### DATA EXTRACT

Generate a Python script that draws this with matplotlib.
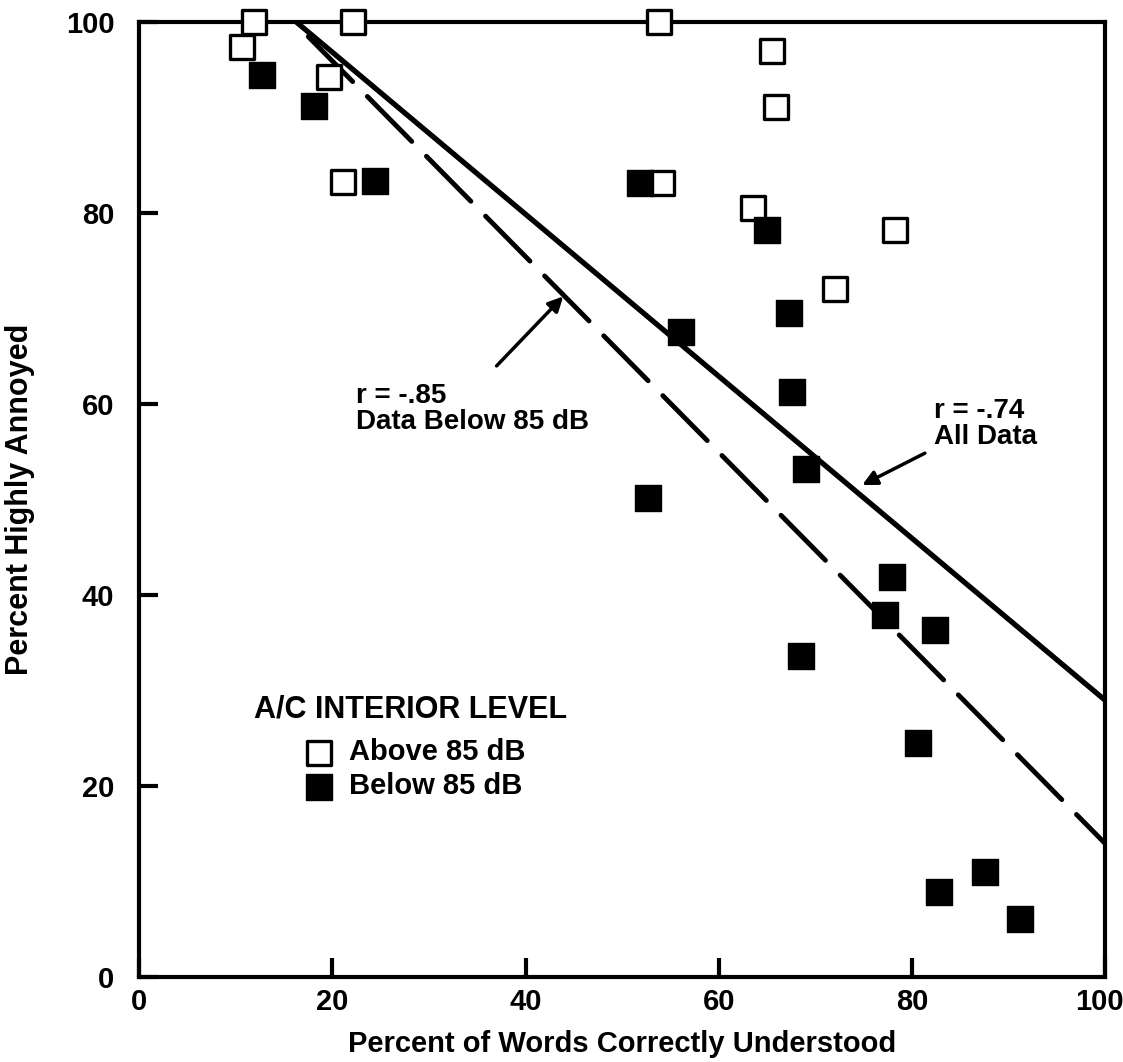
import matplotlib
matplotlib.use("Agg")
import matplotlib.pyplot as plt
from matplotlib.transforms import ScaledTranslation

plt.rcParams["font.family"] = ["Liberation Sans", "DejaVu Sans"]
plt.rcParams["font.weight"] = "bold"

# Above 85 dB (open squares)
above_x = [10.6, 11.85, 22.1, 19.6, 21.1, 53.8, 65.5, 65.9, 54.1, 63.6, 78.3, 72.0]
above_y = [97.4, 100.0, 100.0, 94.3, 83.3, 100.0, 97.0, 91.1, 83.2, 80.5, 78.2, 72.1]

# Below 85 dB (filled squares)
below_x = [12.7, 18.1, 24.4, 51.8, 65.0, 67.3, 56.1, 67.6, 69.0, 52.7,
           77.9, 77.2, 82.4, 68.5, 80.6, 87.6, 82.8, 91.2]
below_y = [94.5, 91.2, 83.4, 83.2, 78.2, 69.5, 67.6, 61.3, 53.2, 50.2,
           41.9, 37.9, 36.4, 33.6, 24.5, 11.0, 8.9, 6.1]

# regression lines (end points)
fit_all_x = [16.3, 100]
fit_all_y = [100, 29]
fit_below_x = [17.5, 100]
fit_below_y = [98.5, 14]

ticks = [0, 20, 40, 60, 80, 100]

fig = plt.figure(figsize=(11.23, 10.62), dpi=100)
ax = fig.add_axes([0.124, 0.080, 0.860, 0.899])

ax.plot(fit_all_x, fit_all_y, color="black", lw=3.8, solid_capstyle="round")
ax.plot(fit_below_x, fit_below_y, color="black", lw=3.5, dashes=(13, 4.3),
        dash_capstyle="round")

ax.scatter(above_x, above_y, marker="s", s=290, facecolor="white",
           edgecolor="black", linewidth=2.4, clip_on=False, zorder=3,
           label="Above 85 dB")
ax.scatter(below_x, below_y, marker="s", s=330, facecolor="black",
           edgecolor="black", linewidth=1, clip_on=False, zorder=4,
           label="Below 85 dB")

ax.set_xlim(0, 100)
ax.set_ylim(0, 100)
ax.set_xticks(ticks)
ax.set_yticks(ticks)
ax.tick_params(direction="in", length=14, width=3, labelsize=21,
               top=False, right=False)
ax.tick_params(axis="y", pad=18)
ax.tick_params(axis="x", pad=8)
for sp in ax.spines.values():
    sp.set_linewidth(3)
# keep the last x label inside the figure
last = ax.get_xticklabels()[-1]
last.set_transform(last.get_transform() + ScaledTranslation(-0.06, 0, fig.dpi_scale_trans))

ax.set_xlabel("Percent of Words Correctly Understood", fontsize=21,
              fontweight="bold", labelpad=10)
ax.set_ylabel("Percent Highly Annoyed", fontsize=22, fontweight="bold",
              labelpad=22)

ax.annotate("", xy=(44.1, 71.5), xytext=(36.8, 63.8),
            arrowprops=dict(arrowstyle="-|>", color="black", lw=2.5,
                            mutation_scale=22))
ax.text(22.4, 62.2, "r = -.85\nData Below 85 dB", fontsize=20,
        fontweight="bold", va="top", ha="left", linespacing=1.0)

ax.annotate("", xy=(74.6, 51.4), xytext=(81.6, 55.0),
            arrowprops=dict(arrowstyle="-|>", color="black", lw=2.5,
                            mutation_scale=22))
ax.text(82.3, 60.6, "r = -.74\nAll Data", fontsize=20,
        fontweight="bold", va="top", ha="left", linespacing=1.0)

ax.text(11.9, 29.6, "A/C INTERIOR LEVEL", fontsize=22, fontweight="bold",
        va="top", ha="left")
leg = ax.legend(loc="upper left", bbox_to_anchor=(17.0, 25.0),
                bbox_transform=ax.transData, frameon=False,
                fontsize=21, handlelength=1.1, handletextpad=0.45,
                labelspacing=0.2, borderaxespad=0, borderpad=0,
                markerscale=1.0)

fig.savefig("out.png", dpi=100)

### OBJECTIVE
Repeat the lines of the listing above verbatim, beginning at its first line and ending at the line containing "ScaledTranslation(-0.06, 0, fig.dpi_scale_trans))", which is included. Omit pictures.

### WRITTEN REPLY
Generate a Python script that draws this with matplotlib.
import matplotlib
matplotlib.use("Agg")
import matplotlib.pyplot as plt
from matplotlib.transforms import ScaledTranslation

plt.rcParams["font.family"] = ["Liberation Sans", "DejaVu Sans"]
plt.rcParams["font.weight"] = "bold"

# Above 85 dB (open squares)
above_x = [10.6, 11.85, 22.1, 19.6, 21.1, 53.8, 65.5, 65.9, 54.1, 63.6, 78.3, 72.0]
above_y = [97.4, 100.0, 100.0, 94.3, 83.3, 100.0, 97.0, 91.1, 83.2, 80.5, 78.2, 72.1]

# Below 85 dB (filled squares)
below_x = [12.7, 18.1, 24.4, 51.8, 65.0, 67.3, 56.1, 67.6, 69.0, 52.7,
           77.9, 77.2, 82.4, 68.5, 80.6, 87.6, 82.8, 91.2]
below_y = [94.5, 91.2, 83.4, 83.2, 78.2, 69.5, 67.6, 61.3, 53.2, 50.2,
           41.9, 37.9, 36.4, 33.6, 24.5, 11.0, 8.9, 6.1]

# regression lines (end points)
fit_all_x = [16.3, 100]
fit_all_y = [100, 29]
fit_below_x = [17.5, 100]
fit_below_y = [98.5, 14]

ticks = [0, 20, 40, 60, 80, 100]

fig = plt.figure(figsize=(11.23, 10.62), dpi=100)
ax = fig.add_axes([0.124, 0.080, 0.860, 0.899])

ax.plot(fit_all_x, fit_all_y, color="black", lw=3.8, solid_capstyle="round")
ax.plot(fit_below_x, fit_below_y, color="black", lw=3.5, dashes=(13, 4.3),
        dash_capstyle="round")

ax.scatter(above_x, above_y, marker="s", s=290, facecolor="white",
           edgecolor="black", linewidth=2.4, clip_on=False, zorder=3,
           label="Above 85 dB")
ax.scatter(below_x, below_y, marker="s", s=330, facecolor="black",
           edgecolor="black", linewidth=1, clip_on=False, zorder=4,
           label="Below 85 dB")

ax.set_xlim(0, 100)
ax.set_ylim(0, 100)
ax.set_xticks(ticks)
ax.set_yticks(ticks)
ax.tick_params(direction="in", length=14, width=3, labelsize=21,
               top=False, right=False)
ax.tick_params(axis="y", pad=18)
ax.tick_params(axis="x", pad=8)
for sp in ax.spines.values():
    sp.set_linewidth(3)
# keep the last x label inside the figure
last = ax.get_xticklabels()[-1]
last.set_transform(last.get_transform() + ScaledTranslation(-0.06, 0, fig.dpi_scale_trans))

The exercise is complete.